The Red Cloud defense then stepped up and forced a Custer punt. Six plays later, Rama ran 64 yards for a touchdown, and also ran in the two-point conversion, and Red Cloud finally had the lead, 24-21, with 4:31 remaining, third quarter.

“They got tired,” Red Cloud Head Coach Duane Big Crow said, when asked why Custer could not maintain control of the game. “They just got played out.”

The Red Cloud bleachers contain lots of big, strong boys who do not want to play football, and so Big Crow struggles with a thin bench: “They understand they have to go full blast on both sides of the ball.
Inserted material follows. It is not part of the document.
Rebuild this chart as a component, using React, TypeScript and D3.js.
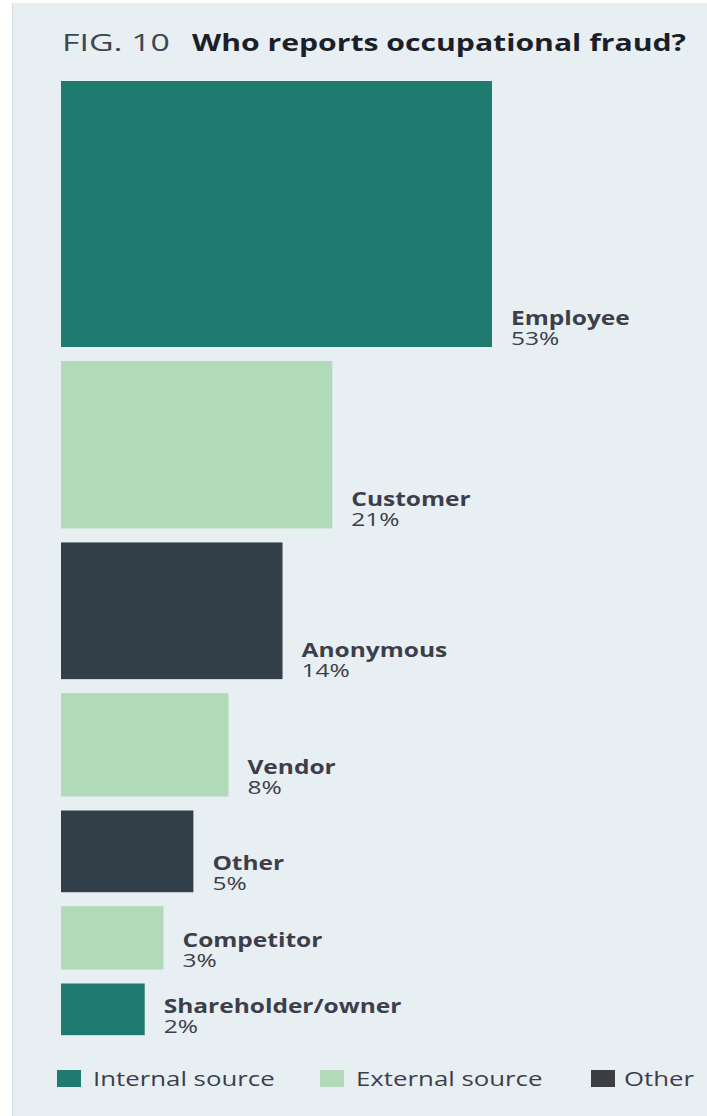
// Fig. 10 — Who reports occupational fraud?
// Rectangles sized by area (sqrt scale on both sides), stacked top to bottom.

import * as d3 from "d3";

const categories = ["Employee", "Customer", "Anonymous", "Vendor", "Other", "Competitor", "Shareholder/owner"];
const values = [53, 21, 14, 8, 5, 3, 2];
const sourceTypes = ["internal", "external", "other", "external", "other", "external", "internal"];

const legendKeys = ["internal", "external", "otherKey"];
const legendLabels = ["Internal source", "External source", "Other"];

const W = 707;
const H = 1116;
const BAR_X = 61;
const TOP = 81;
const GAP = 14;
const FONT = "'Open Sans', 'Liberation Sans', sans-serif";
const STRETCH = 1.29; // the source artwork is stretched sideways

const COLORS: Record<string, string> = {
  internal: "#1f7a70",
  external: "#b1dab8",
  other: "#333f48",
  otherKey: "#3d3e40",
};

export default function App() {
  const wScale = d3.scaleSqrt().domain([0, 53]).range([0, 431]);
  const hScale = d3.scaleSqrt().domain([0, 53]).range([0, 266]);

  let y = TOP;
  const bars = values.map((v, i) => {
    const h = hScale(v);
    const b = { name: categories[i], v, type: sourceTypes[i], y, w: wScale(v), h };
    y += h + GAP;
    return b;
  });

  const legendX = d3.scaleOrdinal<string, number>().domain(legendKeys).range([57, 320, 591]);
  const legendTextDx = [36, 36, 33];

  return (
    <svg
      width={W}
      height={H}
      style={{ position: "absolute", left: 0, top: 0, fontFamily: FONT }}
    >
      <rect x={0} y={0} width={W} height={H} fill="#ffffff" />
      <rect x={12} y={3} width={W - 12} height={H - 3} fill="#e8eff3" />
      <line x1={12.5} y1={3} x2={12.5} y2={H} stroke="#d6dcdf" strokeWidth={1} />

      <text
        transform={`translate(62,51) scale(${STRETCH},1)`}
        fontSize={23}
        fill="#3b4752"
        textLength={108 / STRETCH}
        lengthAdjust="spacingAndGlyphs"
      >
        FIG. 10
      </text>
      <text
        transform={`translate(192,51) scale(${STRETCH},1)`}
        fontSize={23}
        fontWeight="bold"
        fill="#1c1f2a"
        textLength={494 / STRETCH}
        lengthAdjust="spacingAndGlyphs"
      >
        Who reports occupational fraud?
      </text>

      {bars.map((b) => (
        <g key={b.name}>
          <rect x={BAR_X} y={b.y} width={b.w} height={b.h} fill={COLORS[b.type]} />
          <text
            transform={`translate(${BAR_X + b.w + 19},${b.y + b.h - 22}) scale(${STRETCH},1)`}
            fontSize={19}
            fontWeight="bold"
            fill="#3d3e4a"
          >
            {b.name}
          </text>
          <text
            transform={`translate(${BAR_X + b.w + 19},${b.y + b.h - 2}) scale(${STRETCH},1)`}
            fontSize={19}
            fill="#3d3e4a"
          >
            {b.v}%
          </text>
        </g>
      ))}

      {legendKeys.map((k, i) => (
        <g key={k} transform={`translate(${legendX(k)},1070)`}>
          <rect x={0} y={0} width={24} height={17} fill={COLORS[k]} />
          <text transform={`translate(${legendTextDx[i]},15.5) scale(${STRETCH},1)`} fontSize={20} fill="#3d3e4a">
            {legendLabels[i]}
          </text>
        </g>
      ))}
    </svg>
  );
}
We been conditioning them all year, we run endurance about 25 minutes and then go into our hit and tackle drills.”

Custer Head Coach Russ Bailey feels his boys “got frustrated and lost their confidence”: “We just didn’t make big plays and they did. We’re gonna watch film, but the tackling was horrible. We just didn’t put any shoulder pads on guys.”

One of the main guys Bailey’s Wildcats struggled to tackle was fullback Jevon Hacker: “Instead of hitting him low, we kept hitting him up top, and he’d run right over the top of us.”

The real problem was Rama played his way back into form, despite his iced up leg, and ended up with 235 yards on 19 carries. Hacker had 88 tough inside yards on 19 carries, and Manuel Arviso chipped in 32 yards on seven carries. His contributions gave Rama and Hacker a rest so they had energy left to play solid defense, at which, both excel. Arviso will be especially needed in the play offs. Rama did what he had to do in the air, going 8-17, for 135 yards, three touchdowns, although he also had two interceptions. His main target was Carlow, who had four receptions for 96 yards and two touchdowns.

Elmore was 4-12 in the air for Custer, for 87 yards, two touchdowns and an interception. He ran for 48 yards on five carries. Grace led Custer with 82 yards on 18 carries. Sedlacek on 54 yards on 11 carries.

After taking the 24-21 lead, Red Cloud recovered a Custer fumble and converted that into eight more points, on a 53-yard pass from Rama to Carlow. Five minutes later Rama and Carlow hooked up on a 34- yard pass and it was 38-21, and the game was pretty much over.

Red Cloud has one game remaining, against Little Wound, but when asked how many games he had left to play, Big Crow deadpanned, “Four.” Which is how many he would play if he came back from Vermillion with the state 11-B championship.

Obviously, any hope of getting anywhere in the play offs is dashed if you have to play perennial powerhouse Winner in the first round. The win over Custer, and a win next week may allow the Crusaders to avoid that pickle. Big Crow: “We lost a big game to Todd County, which is a good team, but (the kids) wanted this one so bad, because they didn’t wanna play Winner again in the play offs. (Red Cloud) are all disciplined kids, they practice, and they know what to do. They make mistakes, they pick each other up.”

Custer has their homecoming next week against Lead/Deadwood. The Diggers have won five straight, and at 6-1, are certain to make the play offs, and are coming off a much-needed week of rest. That will be a tough game.

Over all, despite a 4-2 record, Winner is still the class of West River Region 4 11-B. Aberdeen Roncalli, 4-3, tops a surprisingly mediocre Region 1. Canton beat SF Christian in a Region 2 showdown. Christian was considered the class of 11-B but the C-Hawks 29-12 win over the Chargers was no fluke. They are 6-0, and look like the best 11-B team in the state. In Region 3, Bridgewater Emery/Ethan is on top at 5-1, despite Mount Vernon/Plankinton being 6-0 in second place.